Leave the pictures out and retype the lines from the beginning through the line with "120, 140, 160];", both ends included.
^^^^^^^^
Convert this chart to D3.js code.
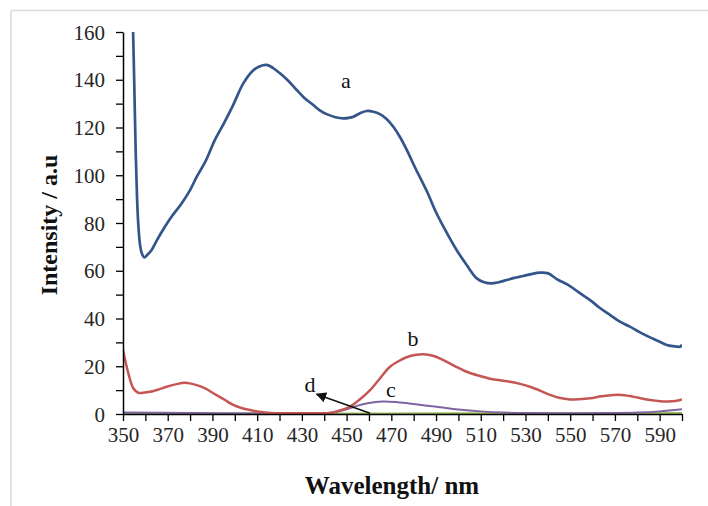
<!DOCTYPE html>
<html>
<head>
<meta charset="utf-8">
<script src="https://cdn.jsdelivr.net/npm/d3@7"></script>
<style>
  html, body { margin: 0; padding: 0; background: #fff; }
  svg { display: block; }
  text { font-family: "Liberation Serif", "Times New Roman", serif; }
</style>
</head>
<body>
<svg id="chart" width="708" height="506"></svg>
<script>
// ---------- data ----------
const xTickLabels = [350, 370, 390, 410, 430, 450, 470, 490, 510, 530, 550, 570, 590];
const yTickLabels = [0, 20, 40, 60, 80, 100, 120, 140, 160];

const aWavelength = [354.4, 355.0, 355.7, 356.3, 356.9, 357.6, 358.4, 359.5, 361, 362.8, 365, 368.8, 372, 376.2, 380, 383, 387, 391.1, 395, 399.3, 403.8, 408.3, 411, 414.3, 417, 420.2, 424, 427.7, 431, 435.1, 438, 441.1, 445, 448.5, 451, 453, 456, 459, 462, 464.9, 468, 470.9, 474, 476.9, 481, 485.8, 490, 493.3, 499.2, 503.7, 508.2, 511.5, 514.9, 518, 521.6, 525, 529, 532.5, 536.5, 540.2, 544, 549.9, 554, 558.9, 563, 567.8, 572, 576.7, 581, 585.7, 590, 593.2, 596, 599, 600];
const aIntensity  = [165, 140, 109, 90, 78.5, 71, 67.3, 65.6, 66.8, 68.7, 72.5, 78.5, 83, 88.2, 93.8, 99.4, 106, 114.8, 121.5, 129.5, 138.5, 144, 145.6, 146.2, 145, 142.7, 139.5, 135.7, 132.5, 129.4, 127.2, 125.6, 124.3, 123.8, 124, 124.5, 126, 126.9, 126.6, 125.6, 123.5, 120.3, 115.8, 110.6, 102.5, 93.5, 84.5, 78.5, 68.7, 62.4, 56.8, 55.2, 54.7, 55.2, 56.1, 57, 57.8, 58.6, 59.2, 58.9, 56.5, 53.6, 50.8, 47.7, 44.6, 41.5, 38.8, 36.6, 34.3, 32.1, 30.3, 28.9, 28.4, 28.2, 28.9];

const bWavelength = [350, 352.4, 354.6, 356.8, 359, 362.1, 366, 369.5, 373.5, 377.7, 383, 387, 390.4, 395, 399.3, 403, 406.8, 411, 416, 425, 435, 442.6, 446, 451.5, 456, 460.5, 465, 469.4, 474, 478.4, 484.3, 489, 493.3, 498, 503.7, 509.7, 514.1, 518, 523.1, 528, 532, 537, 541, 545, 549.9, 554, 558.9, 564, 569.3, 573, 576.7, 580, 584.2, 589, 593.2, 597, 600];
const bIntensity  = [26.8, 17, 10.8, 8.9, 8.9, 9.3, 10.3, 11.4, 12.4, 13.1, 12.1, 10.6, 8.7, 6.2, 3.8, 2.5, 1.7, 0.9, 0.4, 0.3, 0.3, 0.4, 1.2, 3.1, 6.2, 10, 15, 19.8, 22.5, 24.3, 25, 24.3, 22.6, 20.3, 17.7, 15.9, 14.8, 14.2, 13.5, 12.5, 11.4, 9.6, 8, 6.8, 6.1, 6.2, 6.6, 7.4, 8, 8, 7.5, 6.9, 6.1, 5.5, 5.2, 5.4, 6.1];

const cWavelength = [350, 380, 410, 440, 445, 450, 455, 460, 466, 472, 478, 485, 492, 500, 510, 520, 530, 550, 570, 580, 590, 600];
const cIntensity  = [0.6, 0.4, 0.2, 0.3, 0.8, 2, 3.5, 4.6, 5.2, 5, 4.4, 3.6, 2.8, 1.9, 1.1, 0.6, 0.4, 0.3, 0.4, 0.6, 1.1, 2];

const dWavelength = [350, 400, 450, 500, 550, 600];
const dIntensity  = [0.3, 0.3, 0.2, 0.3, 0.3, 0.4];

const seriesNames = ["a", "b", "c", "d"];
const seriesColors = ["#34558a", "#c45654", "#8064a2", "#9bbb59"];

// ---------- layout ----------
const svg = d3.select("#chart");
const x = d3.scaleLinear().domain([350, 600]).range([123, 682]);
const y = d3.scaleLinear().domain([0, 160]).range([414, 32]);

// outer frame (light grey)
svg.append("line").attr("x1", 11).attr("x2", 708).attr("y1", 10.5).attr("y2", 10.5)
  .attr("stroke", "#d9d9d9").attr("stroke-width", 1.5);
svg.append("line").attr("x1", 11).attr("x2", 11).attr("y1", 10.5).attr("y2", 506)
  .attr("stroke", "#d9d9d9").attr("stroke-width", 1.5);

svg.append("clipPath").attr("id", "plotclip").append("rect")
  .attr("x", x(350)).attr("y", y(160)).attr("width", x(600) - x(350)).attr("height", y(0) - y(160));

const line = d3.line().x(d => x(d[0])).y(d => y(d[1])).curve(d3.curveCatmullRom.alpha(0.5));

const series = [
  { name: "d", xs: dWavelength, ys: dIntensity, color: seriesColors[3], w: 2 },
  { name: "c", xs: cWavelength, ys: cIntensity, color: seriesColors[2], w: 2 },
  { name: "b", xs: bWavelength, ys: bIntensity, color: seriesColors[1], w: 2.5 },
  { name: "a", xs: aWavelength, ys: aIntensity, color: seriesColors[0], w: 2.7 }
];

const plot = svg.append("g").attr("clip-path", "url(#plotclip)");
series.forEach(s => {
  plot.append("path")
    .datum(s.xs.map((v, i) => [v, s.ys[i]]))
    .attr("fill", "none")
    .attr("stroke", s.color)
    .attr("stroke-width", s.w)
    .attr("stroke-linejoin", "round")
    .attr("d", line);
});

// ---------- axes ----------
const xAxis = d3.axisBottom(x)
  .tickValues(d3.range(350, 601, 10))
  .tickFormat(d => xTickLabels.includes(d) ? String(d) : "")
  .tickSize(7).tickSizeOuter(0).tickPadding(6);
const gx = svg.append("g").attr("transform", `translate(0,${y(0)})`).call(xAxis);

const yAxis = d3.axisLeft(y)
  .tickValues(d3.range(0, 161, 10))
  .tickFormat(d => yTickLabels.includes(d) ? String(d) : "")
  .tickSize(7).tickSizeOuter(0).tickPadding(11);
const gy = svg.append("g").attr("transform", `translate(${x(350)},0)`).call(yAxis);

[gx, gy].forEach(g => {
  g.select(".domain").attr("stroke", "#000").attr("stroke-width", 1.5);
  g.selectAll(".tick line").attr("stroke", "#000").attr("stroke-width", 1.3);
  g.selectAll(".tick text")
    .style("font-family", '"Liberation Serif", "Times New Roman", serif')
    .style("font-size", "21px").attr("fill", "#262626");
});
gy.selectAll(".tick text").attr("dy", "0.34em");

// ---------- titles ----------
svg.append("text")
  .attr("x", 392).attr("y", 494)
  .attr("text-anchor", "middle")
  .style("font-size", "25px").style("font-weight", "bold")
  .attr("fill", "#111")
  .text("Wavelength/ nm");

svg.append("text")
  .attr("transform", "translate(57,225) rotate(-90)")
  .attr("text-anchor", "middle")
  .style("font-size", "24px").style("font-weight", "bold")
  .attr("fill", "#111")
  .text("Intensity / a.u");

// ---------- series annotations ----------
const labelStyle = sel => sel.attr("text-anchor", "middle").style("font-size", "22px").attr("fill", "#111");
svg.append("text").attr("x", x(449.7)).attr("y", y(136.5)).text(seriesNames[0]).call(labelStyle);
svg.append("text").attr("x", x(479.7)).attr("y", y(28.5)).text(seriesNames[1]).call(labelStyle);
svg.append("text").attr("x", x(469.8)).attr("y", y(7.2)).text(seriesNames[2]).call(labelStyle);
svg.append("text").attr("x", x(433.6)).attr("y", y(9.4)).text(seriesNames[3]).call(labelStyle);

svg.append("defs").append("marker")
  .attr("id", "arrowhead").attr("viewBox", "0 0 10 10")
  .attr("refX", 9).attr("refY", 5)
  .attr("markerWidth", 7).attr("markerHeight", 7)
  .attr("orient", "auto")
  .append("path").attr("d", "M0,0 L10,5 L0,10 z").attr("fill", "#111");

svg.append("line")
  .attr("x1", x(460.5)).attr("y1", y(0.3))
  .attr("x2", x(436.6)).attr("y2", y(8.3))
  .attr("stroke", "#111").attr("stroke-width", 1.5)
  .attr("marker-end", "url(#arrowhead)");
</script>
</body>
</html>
^^^^^^^^
The reply:
Convert this chart to D3.js code.
<!DOCTYPE html>
<html>
<head>
<meta charset="utf-8">
<script src="https://cdn.jsdelivr.net/npm/d3@7"></script>
<style>
  html, body { margin: 0; padding: 0; background: #fff; }
  svg { display: block; }
  text { font-family: "Liberation Serif", "Times New Roman", serif; }
</style>
</head>
<body>
<svg id="chart" width="708" height="506"></svg>
<script>
// ---------- data ----------
const xTickLabels = [350, 370, 390, 410, 430, 450, 470, 490, 510, 530, 550, 570, 590];
const yTickLabels = [0, 20, 40, 60, 80, 100, 120, 140, 160];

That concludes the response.